… another thing I really enjoyed about my trip to Korea was the chance to see Pepper in action. She and her manager graciously allowed me to sit in on a few of her classes and I was treated to some adorable and cheeky Korean kid antics, as well as a front-row seat to Pepper’s brilliant teaching style. She is effective, fun as hell but at the same time, doesn’t let the kids get away with anything that disrupts her class. She also manages to do this without being draconian or mean – something I could definitely take a few lessons in. I noticed that she was constantly on top of the situation; while teaching her lesson she would casually and immediately quell a student’s fidgety pencil or deliver a quick, “Erase that” to students who had taken it upon themselves to scrawl with pencil on the wall. All this without ever losing her stride or stopping the flow of her lesson. I thought of some of my kids – namely, Seiya, who is unhappy unless he is interrupting me – and thought, Boy; I could sure take a page out of Pepper’s book.
I had class with my dorky and restless 10 year olds yesterday. I always have a lot of fun with this class but, often, they can get a little too silly and hard to calm down. I decided to start small and try out some casual Pepper-style hyperness-quelling techniques with them.
Yasushi and Shoudai were especially silly that day. Yasushi likes to bring bugs into the classroom with him and Shoudai is fond of mimicking, but the game of the day was “Flick Anything at Each Other While Eba-sensei is Trying to Teach Vocabulary.” My usual reaction to this kind of game would be to bark out a teasing, “Okay, you turkeys, relax!” (which they don’t understand anyway) but yesterday, I quietly took away their carpet strands, pencils and erasers. They didn’t seem upset but became a little quieter and I was pleased.
“What’s this?” I asked, holding up the flashcard for “boat.”

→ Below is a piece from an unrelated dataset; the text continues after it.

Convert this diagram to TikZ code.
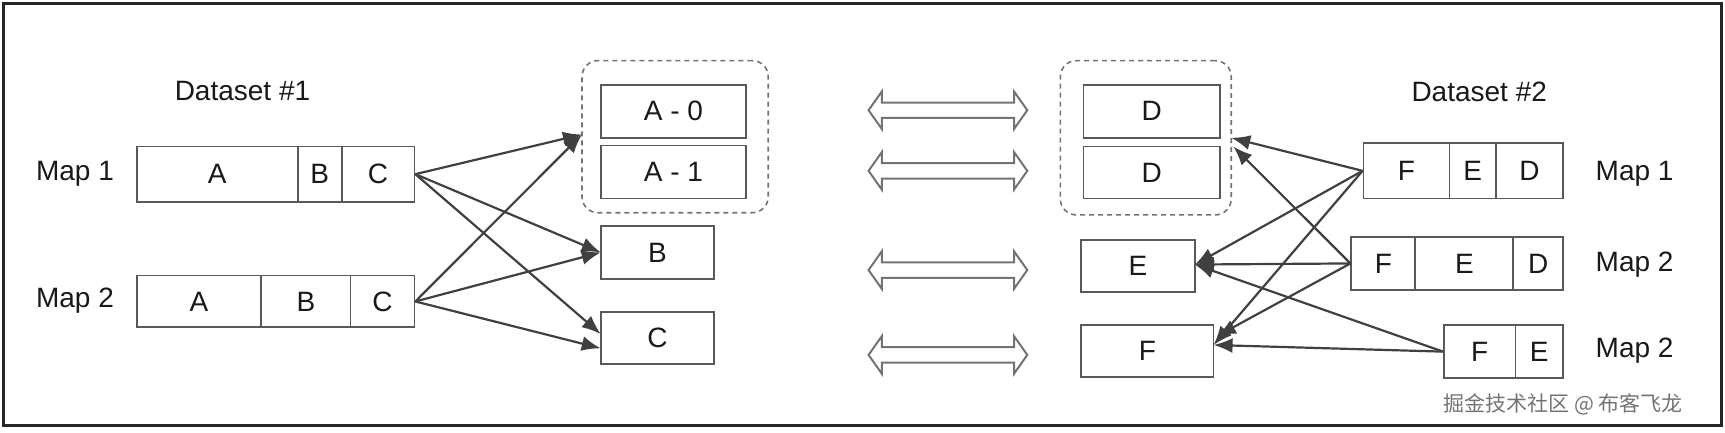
\documentclass[tikz,border=0pt]{standalone}
\usepackage{fontspec}
\setmainfont{Liberation Sans}
\newfontfamily\cjk{Noto Sans CJK SC}
\usetikzlibrary{fit,arrows.meta}
\begin{document}
\begin{tikzpicture}[x=1.1022pt,y=-1.1022pt,
  box/.style={draw=black!65, line width=1.8pt, inner sep=0pt},
  bt/.style={font=\fontsize{28}{30}\selectfont, text=black!90},
  grp/.style={draw=black!55, dashed, dash pattern=on 5pt off 4pt, line width=1.6pt, rounded corners=16pt, inner sep=0pt},
  lab/.style={font=\fontsize{28}{30}\selectfont, text=black!90},
  ar/.style={draw=black!75, line width=2.2pt, -{Latex[length=19pt,width=15pt]}},
  dar/.style={draw=black!55, line width=2pt, line join=miter, fill=white}]
\useasboundingbox (0,0) rectangle (1565,392);
\draw[line width=2.6pt, black!85] (3,3) rectangle (1562,386);
% left
\node[lab] (t1) at (220,83) {Dataset \#1};
\node[lab] (m11) at (68,158) {Map 1};
\node[lab] (m12) at (68,273) {Map 2};
\node[box, fit={(124,133)(270,183)}] (a1) {}; \node[bt] at (a1) {A};
\node[box, fit={(270,133)(310,183)}] (b1) {}; \node[bt] at (b1) {B};
\node[box, fit={(310,133)(376,183)}] (c1) {}; \node[bt] at (c1) {C};
\node[box, fit={(124,250)(237,297)}] (a2) {}; \node[bt] at (a2) {A};
\node[box, fit={(237,250)(318,297)}] (b2) {}; \node[bt] at (b2) {B};
\node[box, fit={(318,250)(376,297)}] (c2) {}; \node[bt] at (c2) {C};
\node[grp, fit={(528,55)(697,193)}] (g1) {};
\node[box, fit={(545,77)(677,125)}] (a0) {}; \node[bt] at (a0) {A - 0};
\node[box, fit={(545,132)(677,180)}] (aa1) {}; \node[bt] at (aa1) {A - 1};
\node[box, fit={(545,205)(648,253)}] (bb) {}; \node[bt] at (bb) {B};
\node[box, fit={(545,283)(648,330)}] (cc) {}; \node[bt] at (cc) {C};
\coordinate (gin) at (528,122);
\coordinate (bin) at (545,229);
\coordinate (cin1) at (545,303);
\coordinate (cin2) at (545,316);
\draw[ar] (c1.east) -- (gin);
\draw[ar] (c1.east) -- (bin);
\draw[ar] (c1.east) -- (cin1);
\draw[ar] (c2.east) -- (gin);
\draw[ar] (c2.east) -- (bin);
\draw[ar] (c2.east) -- (cin2);
% middle
\foreach \n/\yy in {d1/100,d2/155,d3/245,d4/322}{
  \coordinate (\n) at (860,\yy);
  \draw[dar] ([shift={(-72,0)}]\n) -- ++(12,-17) -- ++(0,10) -- ++(120,0) -- ++(0,-10)
     -- ++(12,17) -- ++(-12,17) -- ++(0,-10) -- ++(-120,0) -- ++(0,10) -- cycle;
}
% right
\node[grp, fit={(962,55)(1117,195)}] (g2) {};
\node[box, fit={(983,77)(1107,125)}] (dd1) {}; \node[bt] at (dd1) {D};
\node[box, fit={(983,133)(1107,180)}] (dd2) {}; \node[bt] at (dd2) {D};
\node[box, fit={(981,218)(1084,265)}] (ee) {}; \node[bt] at (ee) {E};
\node[box, fit={(981,295)(1101,342)}] (ff) {}; \node[bt] at (ff) {F};
\node[lab] (t2) at (1342,83) {Dataset \#2};
\node[lab] (r11) at (1483,158) {Map 1};
\node[lab] (r12) at (1483,240) {Map 2};
\node[lab] (r13) at (1483,318) {Map 2};
\node[box, fit={(1237,130)(1315,180)}] (f1) {}; \node[bt] at (f1) {F};
\node[box, fit={(1315,130)(1357,180)}] (e1) {}; \node[bt] at (e1) {E};
\node[box, fit={(1357,130)(1418,180)}] (dr1) {}; \node[bt] at (dr1) {D};
\node[box, fit={(1226,215)(1284,263)}] (f2) {}; \node[bt] at (f2) {F};
\node[box, fit={(1284,215)(1373,263)}] (e2) {}; \node[bt] at (e2) {E};
\node[box, fit={(1373,215)(1418,263)}] (dr2) {}; \node[bt] at (dr2) {D};
\node[box, fit={(1310,295)(1375,343)}] (f3) {}; \node[bt] at (f3) {F};
\node[box, fit={(1375,295)(1418,343)}] (e3) {}; \node[bt] at (e3) {E};
\coordinate (gd) at (1117,125);
\coordinate (gd2) at (1119,133);
\coordinate (ein) at (1084,240);
\coordinate (fin) at (1101,313);
\coordinate (fin2) at (1104,305);
\draw[ar] (f1.west) -- (gd);
\draw[ar] (f1.west) -- (ein);
\draw[ar] (f1.west) -- (fin);
\draw[ar] (f2.west) -- (gd2);
\draw[ar] (f2.west) -- (ein);
\draw[ar] (f2.west) -- (fin2);
\draw[ar] (f3.west) -- (ein);
\draw[ar] (f3.west) -- (fin);
\node[font=\cjk\fontsize{21}{24}\selectfont, text=black!55] (wm) at (1418,367) {掘金技术社区 @ 布客飞龙};
\end{tikzpicture}
\end{document}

“Boat,” they said listlessly.
“Boat!” I repeated with dramatic glee. They laughed.
“What’s this?” I asked, holding up the flashcard for “helicopter.”
“Helicopter,” said Kazu.
“Good, Kazu!” I said, and as I was about to flip to the next flashcard, noticed the disobedient and persistent dorks flicking something small at each other yet again. I immediately shot my hand out to stop the object and retrieve it, but as I did so and brought it closer to my face to examine it, I realized that I had picked up a small, crusty scab.
At the sight of the repugnant object, all composure was regrettably lost. “What the … Jesus!” I muttered, while flinging it away from me.
“Jesus!” mocked Shoudai, giggling. “Jesus!”
“Jesus!” hooted Yasushi, Tomoyuki and Kazu.
Surely this isn’t how missionaries envisioned bringing Jesus to the English classes.